CEB members were urging MPs in the West African nation to oppose the bill saying, “You, the Members of Parliament, You, the God-fearing parliamentarians, You, the Catholic parliamentarians, The Bishops of Benin beseech you in the name of God, in the name of our humanity, in the name of the little innocents, to draw from the cultural, moral and spiritual values of the people you represent, the necessary resources to say a categorical NO to the culture of death.”
Earlier this month, the President of Benin’s National Assembly, Louis Vlavonou, reportedly expressed his strong opposition of the then proposed bill to legalize abortion in most circumstances.
Addressing young people while participating in a round table on the right to sexual and reproductive health on October 8, Mr. Vlavonou denounced “a plot by the West” to impose immoral values in Africa.

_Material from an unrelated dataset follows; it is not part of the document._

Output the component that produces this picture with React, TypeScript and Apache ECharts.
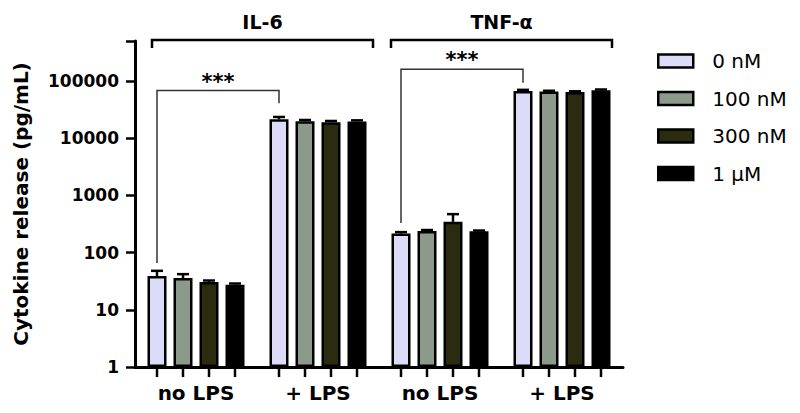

“It would be dangerous to put in the hands of women a tool to destroy life in their capacity as mothers, who are supposed to protect it,” the President of Benin’s National Assembly was quoted as saying in the October 12 publication.

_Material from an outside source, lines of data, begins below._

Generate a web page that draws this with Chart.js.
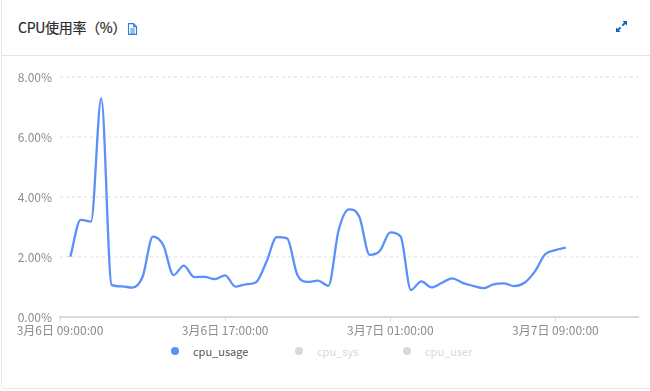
<!DOCTYPE html>
<html>
<head>
<meta charset="utf-8">
<script src="https://cdn.jsdelivr.net/npm/chart.js@4"></script>
<style>
    html, body { margin: 0; padding: 0; width: 650px; height: 391px; overflow: hidden; background: #fff; }
    body { font-family: "Noto Sans CJK SC", "Noto Sans", sans-serif; position: relative; }
    #card { position: absolute; left: 1px; top: -6px; width: 660px; height: 395px; border: 1px solid #e8e8e8; border-radius: 4px; box-sizing: border-box; }
    #head-line { position: absolute; left: 2px; top: 55px; width: 648px; height: 1px; background: #e4e4e4; }
    #title { position: absolute; left: 18px; top: 17px; font-size: 14px; line-height: 20px; color: #2b2b2b; white-space: nowrap; letter-spacing: -0.3px; -webkit-text-stroke: 0.2px #2b2b2b; }
    #doc-icon { position: absolute; left: 127px; top: 23px; }
    #expand-icon { position: absolute; left: 615px; top: 20px; }
    #chart-box { position: absolute; left: 0; top: 56px; width: 650px; height: 285px; }
    #legend { position: absolute; left: 0; top: 342px; width: 650px; height: 18px; font-size: 11px; line-height: 18px; }
    #legend span { position: absolute; white-space: nowrap; }
    #legend i { position: absolute; top: 5px; width: 8px; height: 8px; border-radius: 50%; }
</style>
</head>
<body>
<div id="card"></div>
<div id="head-line"></div>
<div id="title">CPU使用率（%）</div>
<svg id="doc-icon" width="11" height="12" viewBox="0 0 11 12" fill="none" stroke="#2f7fd6" stroke-width="1.1">
    <path d="M1.5 .6h5l3 3v7.8h-8z"/><path d="M6.5 .6v3h3"/><path d="M3.2 6h4.6M3.2 8h4.6M3.2 10h4.6"/>
</svg>
<svg id="expand-icon" width="13" height="13" viewBox="0 0 13 13" fill="#0f62c4" stroke="none">
    <path d="M12 1v4.5l-1.6-1.6-2.4 2.4-1.3-1.3 2.4-2.4L7.5 1z"/>
    <path d="M1 12V7.5l1.6 1.6 2.4-2.4 1.3 1.3-2.4 2.4L5.5 12z"/>
</svg>
<div id="chart-box"><canvas id="cpu-chart"></canvas></div>
<div id="legend"></div>
<script>
    /* hours since 3月6日 09:00, one sample every half hour */
    var hours = [
        0.5, 1, 1.5, 2, 2.5, 3, 3.5, 4, 4.5, 5, 5.5, 6, 6.5, 7, 7.5, 8, 8.5,
        9, 9.5, 10, 10.5, 11, 11.5, 12, 12.5, 13, 13.5, 14, 14.5, 15, 15.5, 16, 16.5,
        17, 17.5, 18, 18.5, 19, 19.5, 20, 20.5, 21, 21.5, 22, 22.5, 23, 23.5, 24, 24.5
    ];
    var cpuUsage = [
        2.01, 3.24, 3.18, 7.29, 1.07, 1.02, 0.98, 1.34, 2.68, 2.40, 1.40, 1.71, 1.33, 1.34, 1.26, 1.39, 1.01,
        1.09, 1.16, 1.84, 2.66, 2.62, 1.40, 1.17, 1.21, 1.04, 2.90, 3.59, 3.34, 2.07, 2.21, 2.82, 2.68,
        0.90, 1.19, 0.99, 1.14, 1.29, 1.14, 1.04, 0.96, 1.09, 1.12, 1.03, 1.14, 1.51, 2.09, 2.23, 2.31
    ];
    var seriesNames = ["cpu_usage", "cpu_sys", "cpu_user"];
    var legendX = [171, 295, 403];
    var xTickLabels = { 0: "3月6日 09:00:00", 8: "3月6日 17:00:00", 16: "3月7日 01:00:00", 24: "3月7日 09:00:00" };

    var usagePoints = hours.map(function (h, i) { return { x: h, y: cpuUsage[i] }; });

    var chart = new Chart(document.getElementById("cpu-chart"), {
        type: "line",
        data: {
            datasets: [
                { label: seriesNames[0], data: usagePoints, borderColor: "#5b8ff9", backgroundColor: "#5b8ff9", borderWidth: 2.3, pointRadius: 0, cubicInterpolationMode: "monotone" },
                { label: seriesNames[1], data: [], hidden: true },
                { label: seriesNames[2], data: [], hidden: true }
            ]
        },
        options: {
            responsive: true,
            maintainAspectRatio: false,
            animation: false,
            layout: { padding: { top: 21, right: 12, left: 0, bottom: 0 } },
            plugins: { legend: { display: false }, tooltip: { enabled: false } },
            scales: {
                x: {
                    type: "linear",
                    min: 0,
                    max: 28,
                    afterFit: function (s) { s.height = 24; },
                    border: { color: "#d9d9d9", width: 2 },
                    grid: { drawOnChartArea: false, drawTicks: true, tickLength: 4, color: "#d9d9d9" },
                    ticks: {
                        stepSize: 8,
                        includeBounds: false,
                        autoSkip: false,
                        maxRotation: 0,
                        padding: 2,
                        color: "#8c8c8c",
                        font: { family: '"Noto Sans CJK SC", sans-serif', size: 12 },
                        callback: function (v) { return xTickLabels[v] || ""; }
                    }
                },
                y: {
                    min: 0,
                    max: 8,
                    afterFit: function (s) { s.width = 60; },
                    border: { display: false, dash: [3, 3] },
                    grid: { color: "#eeeeee", lineWidth: 2, drawTicks: false },
                    ticks: {
                        stepSize: 2,
                        padding: 8,
                        color: "#8c8c8c",
                        font: { family: '"Noto Sans CJK SC", sans-serif', size: 12 },
                        callback: function (v) { return v.toFixed(2) + "%"; }
                    }
                }
            }
        }
    });

    /* Legend, built from the chart's datasets */
    var legendEl = document.getElementById("legend");
    chart.data.datasets.forEach(function (ds, i) {
        var dot = document.createElement("i");
        dot.style.left = legendX[i] + "px";
        dot.style.background = ds.hidden ? "#d9d9d9" : ds.borderColor;
        var txt = document.createElement("span");
        txt.textContent = ds.label;
        txt.style.left = (legendX[i] + 22) + "px";
        txt.style.color = ds.hidden ? "#d9d9d9" : "#595959";
        legendEl.appendChild(dot);
        legendEl.appendChild(txt);
    });
</script>
</body>
</html>
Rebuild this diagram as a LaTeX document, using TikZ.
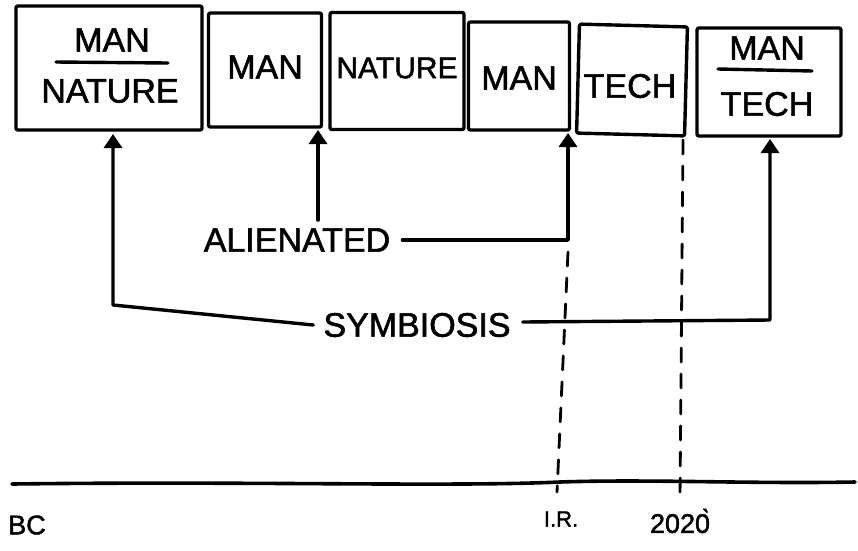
\documentclass[tikz,border=0pt]{standalone}
\usepackage{fontspec}
\setmainfont{Liberation Sans}
\newfontfamily\handfont{Liberation Sans}[FakeBold=1.6]
\usetikzlibrary{arrows.meta,calc}
\begin{document}
\begin{tikzpicture}[x=1pt,y=-1pt,
  line cap=round, line join=round,
  ink/.style={line width=3.4pt},
  boxnode/.style={draw, ink, rounded corners=2pt, inner sep=0pt},
  txt/.style={font=\handfont\fontsize{34}{36}\selectfont, inner sep=0pt},
  smalltxt/.style={font=\handfont\fontsize{30}{32}\selectfont, inner sep=0pt},
  axtxt/.style={font=\handfont\fontsize{27}{29}\selectfont, inner sep=0pt},
  arr/.style={ink, -{Triangle[length=14pt,width=18pt]}},
  dashline/.style={line width=2.8pt, dash pattern=on 14pt off 12pt}]
\useasboundingbox (0,0) rectangle (858,550);
% boxes
\node[boxnode, minimum width=186pt, minimum height=124pt] (b1) at (109,68) {};
\node[boxnode, minimum width=113pt, minimum height=114pt] (b2) at (265,70) {};
\node[boxnode, minimum width=134pt, minimum height=117pt] (b3) at (397,71) {};
\node[boxnode, minimum width=101pt, minimum height=108pt] (b4) at (519,76) {};
\node[boxnode, minimum width=108pt, minimum height=109pt, rotate=-1.5] (b5) at (632,80) {};
\node[boxnode, minimum width=144pt, minimum height=108pt] (b6) at (769,82) {};
% box texts
\node[txt] (t1a) at (112,40) {MAN};
\node[txt] (t1b) at (110,91) {NATURE};
\draw[ink] (56,62) -- (168,63);
\node[txt] (t2) at (265,67) {MAN};
\node[smalltxt] (t3) at (397,68) {NATURE};
\node[txt] (t4) at (519,78) {MAN};
\node[txt] (t5) at (630,86) {TECH};
\node[txt] (t6a) at (767,48) {MAN};
\node[txt] (t6b) at (767,104) {TECH};
\draw[ink] (718,69) -- (812,71);
% labels
\node[txt] (alien) at (297,240) {ALIENATED};
\node[txt] (symb) at (417,325) {SYMBIOSIS};
% arrow targets
\coordinate (a1) at (113,134);
\coordinate (a2) at (318,130);
\coordinate (a3) at (568,133);
\coordinate (a4) at (770,139);
\draw[arr] ([xshift=-10pt]symb.west) -- (113,305) -- (a1);
\draw[arr] (a2 |- alien.north) ++(0,-8) -- (a2);
\draw[arr] ([xshift=12pt]alien.east) -- (a3 |- alien.east) -- (a3);
\draw[arr] ([xshift=12pt,yshift=3pt]symb.east) -- (770,320) -- (a4);
% timeline
\coordinate (l0) at (12,484);
\coordinate (l1) at (855,482);
\draw[line width=3.6pt] (l0) .. controls (250,481) and (450,487) .. (560,482) .. controls (650,479) and (750,484) .. (l1);
\coordinate (ir) at (557,492);
\coordinate (yr) at (680,498);
\draw[dashline] (a3 |- alien.east) ++(0,12) -- (ir);
\draw[dashline] (683,140) -- (yr);
% axis labels
\node[axtxt] (bc) at (27,525) {BC};
\node[axtxt, font=\handfont\fontsize{22}{24}\selectfont] (irl) at (561,519) {I.R.};
\node[axtxt] (y2020) at (680,521) {202\`{0}};
\end{tikzpicture}
\end{document}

Article 17 of the new law, for instance, spells out circumstances when a medical doctor is authorized to prescribe abortion, described as “the voluntary interruption of pregnancy.”
Under this article, abortion can be authorized if “the continuation of the pregnancy endangers the life and health of the pregnant woman.”

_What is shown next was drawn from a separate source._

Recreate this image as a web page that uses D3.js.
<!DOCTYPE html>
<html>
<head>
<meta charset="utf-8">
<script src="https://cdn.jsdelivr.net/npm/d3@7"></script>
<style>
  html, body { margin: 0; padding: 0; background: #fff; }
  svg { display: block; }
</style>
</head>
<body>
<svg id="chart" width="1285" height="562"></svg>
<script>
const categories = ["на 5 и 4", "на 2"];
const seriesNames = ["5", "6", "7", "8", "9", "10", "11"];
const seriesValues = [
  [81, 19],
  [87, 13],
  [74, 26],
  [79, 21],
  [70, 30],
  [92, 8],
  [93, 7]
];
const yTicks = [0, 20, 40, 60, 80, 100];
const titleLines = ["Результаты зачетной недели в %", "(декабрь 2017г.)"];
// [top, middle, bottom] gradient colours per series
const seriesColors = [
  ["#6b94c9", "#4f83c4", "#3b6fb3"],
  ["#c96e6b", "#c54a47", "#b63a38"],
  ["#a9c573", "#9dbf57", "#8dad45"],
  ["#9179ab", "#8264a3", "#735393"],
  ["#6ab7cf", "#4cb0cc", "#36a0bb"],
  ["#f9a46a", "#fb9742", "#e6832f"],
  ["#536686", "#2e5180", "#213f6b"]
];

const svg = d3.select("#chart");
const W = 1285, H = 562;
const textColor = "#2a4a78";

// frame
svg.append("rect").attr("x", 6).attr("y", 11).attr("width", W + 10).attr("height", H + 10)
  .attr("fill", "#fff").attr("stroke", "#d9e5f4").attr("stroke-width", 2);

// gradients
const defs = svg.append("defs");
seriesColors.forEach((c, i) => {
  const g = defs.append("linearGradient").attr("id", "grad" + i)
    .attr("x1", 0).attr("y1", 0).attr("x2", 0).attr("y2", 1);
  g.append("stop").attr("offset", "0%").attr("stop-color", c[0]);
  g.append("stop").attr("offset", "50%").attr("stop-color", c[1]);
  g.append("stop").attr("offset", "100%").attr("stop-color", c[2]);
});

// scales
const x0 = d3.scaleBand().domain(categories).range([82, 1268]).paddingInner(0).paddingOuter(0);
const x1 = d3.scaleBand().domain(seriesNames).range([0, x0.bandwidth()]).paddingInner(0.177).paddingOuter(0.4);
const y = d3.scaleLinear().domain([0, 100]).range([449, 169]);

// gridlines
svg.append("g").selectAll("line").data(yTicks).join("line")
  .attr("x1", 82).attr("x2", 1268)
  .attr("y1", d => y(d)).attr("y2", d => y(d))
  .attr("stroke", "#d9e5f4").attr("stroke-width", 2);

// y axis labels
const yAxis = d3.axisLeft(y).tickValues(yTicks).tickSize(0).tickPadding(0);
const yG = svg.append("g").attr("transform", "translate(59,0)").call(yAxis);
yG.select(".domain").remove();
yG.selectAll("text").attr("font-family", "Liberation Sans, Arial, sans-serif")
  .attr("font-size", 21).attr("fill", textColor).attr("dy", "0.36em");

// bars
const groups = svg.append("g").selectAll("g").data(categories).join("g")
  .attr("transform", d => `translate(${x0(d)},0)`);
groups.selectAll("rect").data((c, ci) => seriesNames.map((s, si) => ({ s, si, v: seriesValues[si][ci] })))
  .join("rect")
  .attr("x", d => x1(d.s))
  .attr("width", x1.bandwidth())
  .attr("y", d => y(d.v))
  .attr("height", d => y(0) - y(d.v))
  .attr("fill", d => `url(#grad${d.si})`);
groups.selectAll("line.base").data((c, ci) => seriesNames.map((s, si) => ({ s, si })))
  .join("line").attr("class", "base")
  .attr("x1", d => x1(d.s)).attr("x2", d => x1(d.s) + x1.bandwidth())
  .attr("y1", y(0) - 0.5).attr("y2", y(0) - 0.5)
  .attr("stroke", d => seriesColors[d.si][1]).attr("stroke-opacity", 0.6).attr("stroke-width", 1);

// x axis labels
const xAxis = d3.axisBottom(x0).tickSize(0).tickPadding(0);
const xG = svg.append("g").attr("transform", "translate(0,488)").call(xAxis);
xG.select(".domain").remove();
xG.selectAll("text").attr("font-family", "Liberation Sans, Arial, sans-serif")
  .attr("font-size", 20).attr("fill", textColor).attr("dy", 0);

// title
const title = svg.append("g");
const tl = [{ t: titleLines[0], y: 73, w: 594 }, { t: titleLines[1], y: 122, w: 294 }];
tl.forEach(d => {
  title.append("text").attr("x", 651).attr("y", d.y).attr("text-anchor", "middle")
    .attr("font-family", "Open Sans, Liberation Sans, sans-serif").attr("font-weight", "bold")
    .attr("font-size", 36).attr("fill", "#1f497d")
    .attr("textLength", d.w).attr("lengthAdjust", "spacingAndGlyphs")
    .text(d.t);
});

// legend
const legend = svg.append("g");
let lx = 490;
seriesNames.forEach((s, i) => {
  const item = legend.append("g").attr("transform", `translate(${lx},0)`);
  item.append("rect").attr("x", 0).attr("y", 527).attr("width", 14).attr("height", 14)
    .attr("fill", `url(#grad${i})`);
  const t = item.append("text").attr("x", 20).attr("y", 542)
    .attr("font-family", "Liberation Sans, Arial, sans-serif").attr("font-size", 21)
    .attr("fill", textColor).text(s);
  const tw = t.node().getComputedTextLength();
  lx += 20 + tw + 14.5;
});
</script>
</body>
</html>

Abortion can also be authorized if “the pregnancy is the consequence of a rape or an incestuous relationship and the request is made by the pregnant woman if she is an adult, or by her legal representatives in the case of a minor.”
A medical doctor can also authorize abortion if “the unborn child is suffering from a particularly serious condition at the time of diagnosis.”
“The law makes Benin a rarity in Africa,” Reuters has reported, adding in reference to the Guttmacher Institute, a U.S.-based research organization, “As of 2016, only Zambia, Cape Verde, Mozambique, South Africa and Tunisia had relatively liberal abortion laws.”